Written exercise: Leave out the pictures and reproduce all of the data exactly.
'''
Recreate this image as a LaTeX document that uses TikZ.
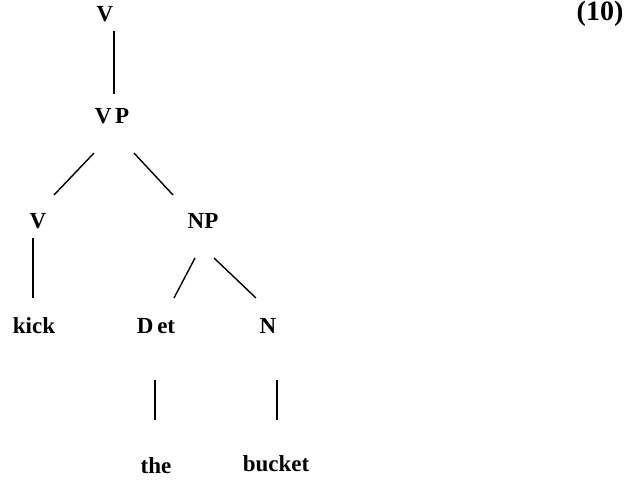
\documentclass[tikz,border=0pt]{standalone}
\usepackage{fontspec}
\setmainfont{Liberation Serif}
\begin{document}
\begin{tikzpicture}[x=1pt,y=-1pt,
  lab/.style={inner sep=0pt,font=\fontsize{23}{26}\selectfont\bfseries},
  edge/.style={line width=1.4pt}]
\useasboundingbox (0,0) rectangle (630,481);
\node[lab] (v0) at (105,14) {V};
\node[lab] (vp) at (112,116) {V\,P};
\node[lab] (v1) at (38,221) {V};
\node[lab] (np) at (203,221) {NP};
\node[lab] (kick) at (34,326) {kick};
\node[lab] (det) at (156,326) {D\,et};
\node[lab] (n) at (268,326) {N};
\node[lab] (the) at (156,466) {the};
\node[lab] (bucket) at (276,464) {bucket};
\node[inner sep=0pt,font=\fontsize{28}{32}\selectfont\bfseries] (num) at (600,14) {(10)};
\draw[edge] (114,31) -- (114,94);
\draw[edge] (94,153) -- (54,195);
\draw[edge] (134,153) -- (173,195);
\draw[edge] (33,238) -- (33,298);
\draw[edge] (195,258) -- (174,298);
\draw[edge] (214,258) -- (256,298);
\draw[edge] (155,380) -- (155,420);
\draw[edge] (277,380) -- (277,420);
\end{tikzpicture}
\end{document}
'''
The answer:
Recreate this image as a LaTeX document that uses TikZ.
\documentclass[tikz,border=0pt]{standalone}
\usepackage{fontspec}
\setmainfont{Liberation Serif}
\begin{document}
\begin{tikzpicture}[x=1pt,y=-1pt,
  lab/.style={inner sep=0pt,font=\fontsize{23}{26}\selectfont\bfseries},
  edge/.style={line width=1.4pt}]
\useasboundingbox (0,0) rectangle (630,481);
\node[lab] (v0) at (105,14) {V};
\node[lab] (vp) at (112,116) {V\,P};
\node[lab] (v1) at (38,221) {V};
\node[lab] (np) at (203,221) {NP};
\node[lab] (kick) at (34,326) {kick};
\node[lab] (det) at (156,326) {D\,et};
\node[lab] (n) at (268,326) {N};
\node[lab] (the) at (156,466) {the};
\node[lab] (bucket) at (276,464) {bucket};
\node[inner sep=0pt,font=\fontsize{28}{32}\selectfont\bfseries] (num) at (600,14) {(10)};
\draw[edge] (114,31) -- (114,94);
\draw[edge] (94,153) -- (54,195);
\draw[edge] (134,153) -- (173,195);
\draw[edge] (33,238) -- (33,298);
\draw[edge] (195,258) -- (174,298);
\draw[edge] (214,258) -- (256,298);
\draw[edge] (155,380) -- (155,420);
\draw[edge] (277,380) -- (277,420);
\end{tikzpicture}
\end{document}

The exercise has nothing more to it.